This is a recovered post originally written and published on 05/19/2014.
The other s word. It doesn’t sound anything like the 4-letter one – except they both begin with “sh.” And its definition isn’t remotely close.
It Starts with “Sh”…
In the scope of this post, that’s pretty apt. This word deserves shushing, because that’s what it does when you use it. Plus, it shuts you both up and down.
Followed By an “O”…
O is okay. But in this word, it’s used to create an overwhelming sense of disempowerment. There’s nothing okay about that.

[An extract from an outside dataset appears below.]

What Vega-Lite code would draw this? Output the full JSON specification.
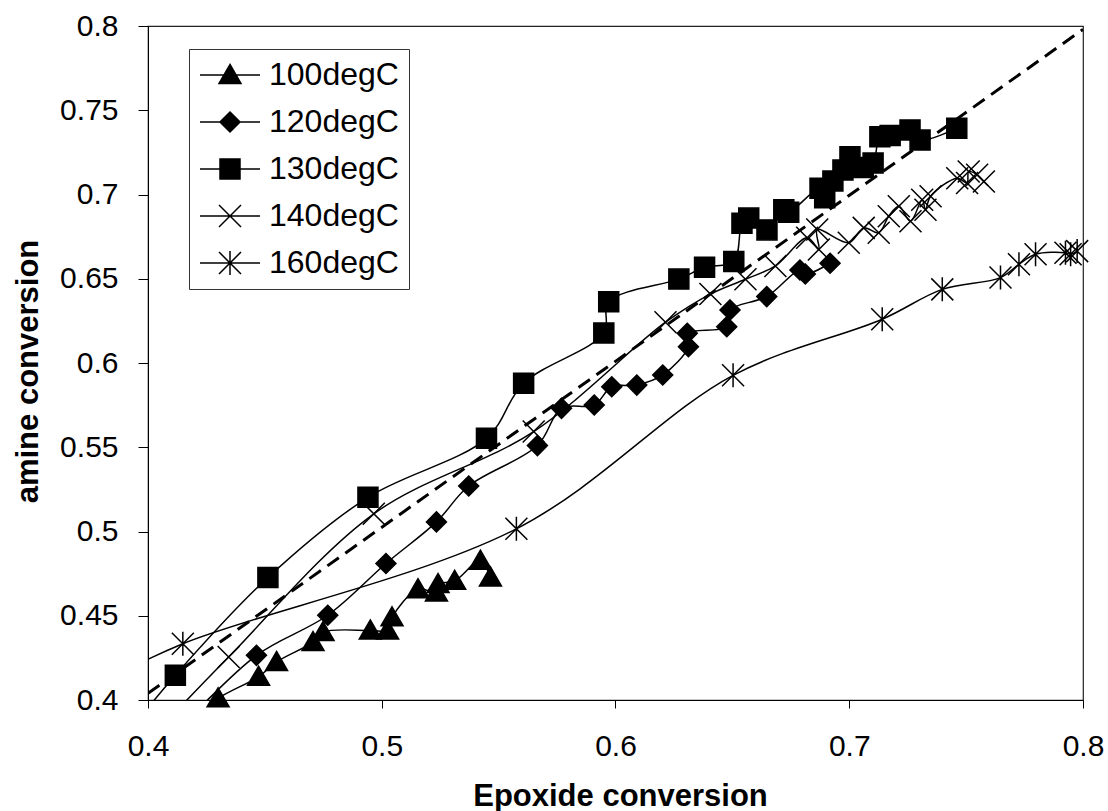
{
  "$schema": "https://vega.github.io/schema/vega-lite/v6.json",
  "width": 935,
  "height": 674,
  "autosize": "none",
  "padding": {"left": 148, "top": 26, "right": 25, "bottom": 111},
  "background": "white",
  "config": {
    "font": "Liberation Sans",
    "view": {"stroke": "#222222", "strokeWidth": 1.2},
    "axis": {"grid": false, "domainColor": "black", "tickColor": "black", "labelColor": "black", "titleColor": "black", "labelFont": "Liberation Sans", "titleFont": "Liberation Sans", "labelFlush": false, "labelOverlap": false, "labelBound": false}
  },
  "datasets": {
    "ref": [
      {"x": 0.4, "y": 0.404},
      {"x": 0.8, "y": 0.798}
    ],
    "series": [
      {"series": "100degC", "i": 0, "x": 0.41, "y": 0.38},
      {"series": "100degC", "i": 1, "x": 0.430, "y": 0.401},
      {"series": "100degC", "i": 2, "x": 0.4473, "y": 0.4138},
      {"series": "100degC", "i": 3, "x": 0.455, "y": 0.4226},
      {"series": "100degC", "i": 4, "x": 0.4706, "y": 0.4344},
      {"series": "100degC", "i": 5, "x": 0.4749, "y": 0.4403},
      {"series": "100degC", "i": 6, "x": 0.4951, "y": 0.4413},
      {"series": "100degC", "i": 7, "x": 0.5025, "y": 0.4413},
      {"series": "100degC", "i": 8, "x": 0.5044, "y": 0.4491},
      {"series": "100degC", "i": 9, "x": 0.5155, "y": 0.4658},
      {"series": "100degC", "i": 10, "x": 0.5234, "y": 0.4638},
      {"series": "100degC", "i": 11, "x": 0.5241, "y": 0.4688},
      {"series": "100degC", "i": 12, "x": 0.5312, "y": 0.4707},
      {"series": "100degC", "i": 13, "x": 0.5422, "y": 0.4827},
      {"series": "100degC", "i": 14, "x": 0.5465, "y": 0.4727},

      {"series": "120degC", "i": 0, "x": 0.415, "y": 0.385},
      {"series": "120degC", "i": 1, "x": 0.4464, "y": 0.4265},
      {"series": "120degC", "i": 2, "x": 0.4769, "y": 0.4503},
      {"series": "120degC", "i": 3, "x": 0.5018, "y": 0.481},
      {"series": "120degC", "i": 4, "x": 0.5234, "y": 0.5057},
      {"series": "120degC", "i": 5, "x": 0.5372, "y": 0.527},
      {"series": "120degC", "i": 6, "x": 0.5666, "y": 0.551},
      {"series": "120degC", "i": 7, "x": 0.5769, "y": 0.5731},
      {"series": "120degC", "i": 8, "x": 0.5909, "y": 0.5751},
      {"series": "120degC", "i": 9, "x": 0.5984, "y": 0.5859},
      {"series": "120degC", "i": 10, "x": 0.6091, "y": 0.5869},
      {"series": "120degC", "i": 11, "x": 0.6202, "y": 0.5929},
      {"series": "120degC", "i": 12, "x": 0.6312, "y": 0.6097},
      {"series": "120degC", "i": 13, "x": 0.6307, "y": 0.6176},
      {"series": "120degC", "i": 14, "x": 0.6476, "y": 0.6215},
      {"series": "120degC", "i": 15, "x": 0.649, "y": 0.6315},
      {"series": "120degC", "i": 16, "x": 0.6647, "y": 0.6394},
      {"series": "120degC", "i": 17, "x": 0.6789, "y": 0.6552},
      {"series": "120degC", "i": 18, "x": 0.6812, "y": 0.6528},
      {"series": "120degC", "i": 19, "x": 0.6918, "y": 0.6592},

      {"series": "130degC", "i": 0, "x": 0.39, "y": 0.378},
      {"series": "130degC", "i": 1, "x": 0.4117, "y": 0.4147},
      {"series": "130degC", "i": 2, "x": 0.4513, "y": 0.4727},
      {"series": "130degC", "i": 3, "x": 0.4941, "y": 0.5203},
      {"series": "130degC", "i": 4, "x": 0.5448, "y": 0.5553},
      {"series": "130degC", "i": 5, "x": 0.5607, "y": 0.588},
      {"series": "130degC", "i": 6, "x": 0.595, "y": 0.6178},
      {"series": "130degC", "i": 7, "x": 0.5971, "y": 0.6363},
      {"series": "130degC", "i": 8, "x": 0.6271, "y": 0.6498},
      {"series": "130degC", "i": 9, "x": 0.6381, "y": 0.6568},
      {"series": "130degC", "i": 10, "x": 0.6506, "y": 0.6602},
      {"series": "130degC", "i": 11, "x": 0.6541, "y": 0.6829},
      {"series": "130degC", "i": 12, "x": 0.657, "y": 0.686},
      {"series": "130degC", "i": 13, "x": 0.6648, "y": 0.679},
      {"series": "130degC", "i": 14, "x": 0.672, "y": 0.691},
      {"series": "130degC", "i": 15, "x": 0.6741, "y": 0.6895},
      {"series": "130degC", "i": 16, "x": 0.6875, "y": 0.7037},
      {"series": "130degC", "i": 17, "x": 0.6895, "y": 0.698},
      {"series": "130degC", "i": 18, "x": 0.693, "y": 0.708},
      {"series": "130degC", "i": 19, "x": 0.6973, "y": 0.7145},
      {"series": "130degC", "i": 20, "x": 0.7003, "y": 0.7224},
      {"series": "130degC", "i": 21, "x": 0.706, "y": 0.716},
      {"series": "130degC", "i": 22, "x": 0.7102, "y": 0.7187},
      {"series": "130degC", "i": 23, "x": 0.7131, "y": 0.7343},
      {"series": "130degC", "i": 24, "x": 0.7175, "y": 0.735},
      {"series": "130degC", "i": 25, "x": 0.726, "y": 0.7383},
      {"series": "130degC", "i": 26, "x": 0.7303, "y": 0.7323},
      {"series": "130degC", "i": 27, "x": 0.746, "y": 0.7393},

      {"series": "140degC", "i": 0, "x": 0.405, "y": 0.383},
      {"series": "140degC", "i": 1, "x": 0.4345, "y": 0.4255},
      {"series": "140degC", "i": 2, "x": 0.4966, "y": 0.5105},
      {"series": "140degC", "i": 3, "x": 0.565, "y": 0.5593},
      {"series": "140degC", "i": 4, "x": 0.6214, "y": 0.6242},
      {"series": "140degC", "i": 5, "x": 0.6406, "y": 0.6409},
      {"series": "140degC", "i": 6, "x": 0.6556, "y": 0.6497},
      {"series": "140degC", "i": 7, "x": 0.6684, "y": 0.6576},
      {"series": "140degC", "i": 8, "x": 0.682, "y": 0.6743},
      {"series": "140degC", "i": 9, "x": 0.687, "y": 0.6674},
      {"series": "140degC", "i": 10, "x": 0.6863, "y": 0.6792},
      {"series": "140degC", "i": 11, "x": 0.6998, "y": 0.6714},
      {"series": "140degC", "i": 12, "x": 0.7062, "y": 0.6802},
      {"series": "140degC", "i": 13, "x": 0.7126, "y": 0.6773},
      {"series": "140degC", "i": 14, "x": 0.7169, "y": 0.6871},
      {"series": "140degC", "i": 15, "x": 0.7212, "y": 0.693},
      {"series": "140degC", "i": 16, "x": 0.7262, "y": 0.6841},
      {"series": "140degC", "i": 17, "x": 0.7312, "y": 0.6969},
      {"series": "140degC", "i": 18, "x": 0.7326, "y": 0.691},
      {"series": "140degC", "i": 19, "x": 0.7348, "y": 0.699},
      {"series": "140degC", "i": 20, "x": 0.7462, "y": 0.7097},
      {"series": "140degC", "i": 21, "x": 0.7504, "y": 0.7068},
      {"series": "140degC", "i": 22, "x": 0.7511, "y": 0.7136},
      {"series": "140degC", "i": 23, "x": 0.7547, "y": 0.7117},
      {"series": "140degC", "i": 24, "x": 0.7576, "y": 0.7077},

      {"series": "160degC", "i": 0, "x": 0.38, "y": 0.41},
      {"series": "160degC", "i": 1, "x": 0.4149, "y": 0.4334},
      {"series": "160degC", "i": 2, "x": 0.5576, "y": 0.5016},
      {"series": "160degC", "i": 3, "x": 0.6503, "y": 0.5927},
      {"series": "160degC", "i": 4, "x": 0.7141, "y": 0.626},
      {"series": "160degC", "i": 5, "x": 0.7398, "y": 0.6437},
      {"series": "160degC", "i": 6, "x": 0.7647, "y": 0.6507},
      {"series": "160degC", "i": 7, "x": 0.7726, "y": 0.6586},
      {"series": "160degC", "i": 8, "x": 0.7797, "y": 0.6645},
      {"series": "160degC", "i": 9, "x": 0.7925, "y": 0.6654},
      {"series": "160degC", "i": 10, "x": 0.7947, "y": 0.6645},
      {"series": "160degC", "i": 11, "x": 0.7975, "y": 0.6664}
    ]
  },
  "resolve": {"scale": {"shape": "independent"}, "legend": {"shape": "independent"}},
  "layer": [
    {
      "data": {"name": "ref"},
      "mark": {"type": "line", "color": "black", "strokeWidth": 3, "strokeDash": [14, 8], "clip": true},
      "encoding": {
        "x": {
          "field": "x", "type": "quantitative",
          "scale": {"domain": [0.4, 0.8], "nice": false, "zero": false},
          "axis": {
            "values": [0.4, 0.5, 0.6, 0.7, 0.8], "format": ".1f",
            "title": "Epoxide conversion",
            "tickSize": 8, "labelPadding": 23, "labelFontSize": 30,
            "titleFontSize": 31, "titleFontWeight": "bold",
            "titleX": 472, "titleY": 105, "titleBaseline": "alphabetic", "titleAlign": "center"
          }
        },
        "y": {
          "field": "y", "type": "quantitative",
          "scale": {"domain": [0.4, 0.8], "nice": false, "zero": false},
          "axis": {
            "values": [0.4, 0.45, 0.5, 0.55, 0.6, 0.65, 0.7, 0.75, 0.8], "format": ".2~f",
            "title": "amine conversion",
            "tickSize": 10, "labelPadding": 20, "labelFontSize": 30,
            "titleFontSize": 31, "titleFontWeight": "bold",
            "titleX": -111, "titleY": 345, "titleBaseline": "alphabetic", "titleAlign": "center", "titleAngle": 270
          }
        }
      }
    },
    {
      "data": {"name": "series"},
      "mark": {"type": "line", "color": "black", "strokeWidth": 1.5, "interpolate": "catmull-rom", "clip": true},
      "encoding": {
        "x": {"field": "x", "type": "quantitative"},
        "y": {"field": "y", "type": "quantitative"},
        "detail": {"field": "series", "type": "nominal"},
        "order": {"field": "i", "type": "quantitative"}
      }
    },
    {
      "data": {"name": "series"},
      "transform": [{"filter": "datum.x >= 0.4 && datum.y >= 0.395"}],
      "mark": {"type": "point", "filled": true, "fill": "black", "stroke": "black", "strokeWidth": 1.5, "size": 400, "opacity": 1},
      "encoding": {
        "x": {"field": "x", "type": "quantitative"},
        "y": {"field": "y", "type": "quantitative"},
        "shape": {
          "field": "series", "type": "nominal",
          "scale": {
            "domain": ["100degC", "120degC", "130degC", "140degC", "160degC"],
            "range": [
              "M0,-1.05L1.1,0.85L-1.1,0.85Z",
              "M0,-1L1,0L0,1L-1,0Z",
              "M-1,-1L1,-1L1,1L-1,1Z",
              "M-1.1,-1.1L1.1,1.1M1.1,-1.1L-1.1,1.1",
              "M-1.1,-1.1L1.1,1.1M1.1,-1.1L-1.1,1.1M0,-1.2L0,1.2"
            ]
          },
          "legend": null
        }
      }
    },
    {
      "data": {"name": "series"},
      "transform": [{"filter": "datum.i < 0"}],
      "mark": {"type": "point", "filled": true, "fill": "black", "stroke": "black", "strokeWidth": 1.5, "size": 400, "opacity": 1},
      "encoding": {
        "x": {"field": "x", "type": "quantitative"},
        "y": {"field": "y", "type": "quantitative"},
        "shape": {
          "field": "series", "type": "nominal",
          "scale": {
            "domain": ["100degC", "120degC", "130degC", "140degC", "160degC"],
            "range": [
              "M-3,0L3,0M0,-1.05L1.1,0.85L-1.1,0.85Z",
              "M-3,0L3,0M0,-1L1,0L0,1L-1,0Z",
              "M-3,0L3,0M-1,-1L1,-1L1,1L-1,1Z",
              "M-3,0L3,0M-1.1,-1.1L1.1,1.1M1.1,-1.1L-1.1,1.1",
              "M-3,0L3,0M-1.1,-1.1L1.1,1.1M1.1,-1.1L-1.1,1.1M0,-1.2L0,1.2"
            ]
          },
          "legend": {
            "title": null,
            "orient": "none",
            "legendX": 41,
            "legendY": 23,
            "padding": 10,
            "strokeColor": "#333333",
            "fillColor": "white",
            "labelFontSize": 32,
            "labelFont": "Liberation Sans",
            "labelColor": "black",
            "labelLimit": 300,
            "symbolSize": 400,
            "symbolStrokeWidth": 1.5,
            "symbolOffset": 15,
            "labelOffset": 23,
            "rowPadding": 15
          }
        }
      }
    }
  ]
}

Which Needs Help From a “U”…
U is innocent on its own. In this context, though, it adds to the undermining quality of the s word. Not so innocent now, are you, u?
Don’t Forget the “L”…
L is lovely, except when it lies. And that’s what it does here: it lies and guilts.
Finish Up With a “D”…
D is for diminish, which sums up the vibe of the s word that hasn’t been named, for all it’s been spelled.
The S Word
The word is should, and it’s a word that reeks of disempowerment.
- When you say, “I should,” you’re removing your choice.
- When you say, “You should,” you’re suggesting they can’t have a choice.
Should is the one word my therapist asked me to strike from my vocabulary. That was 11 years ago, yet I still catch it insinuating itself into my thoughts and spoken words.
It catches me up short, which is good. In those moments, I’m reminded that I can choose differently, and I exchange should for could.
Strike should and replace it with could.
How does it change how you feel about the thought you’re thinking or the statement you’re making?
Over to You
What do you think of this s word? Like it or strike it?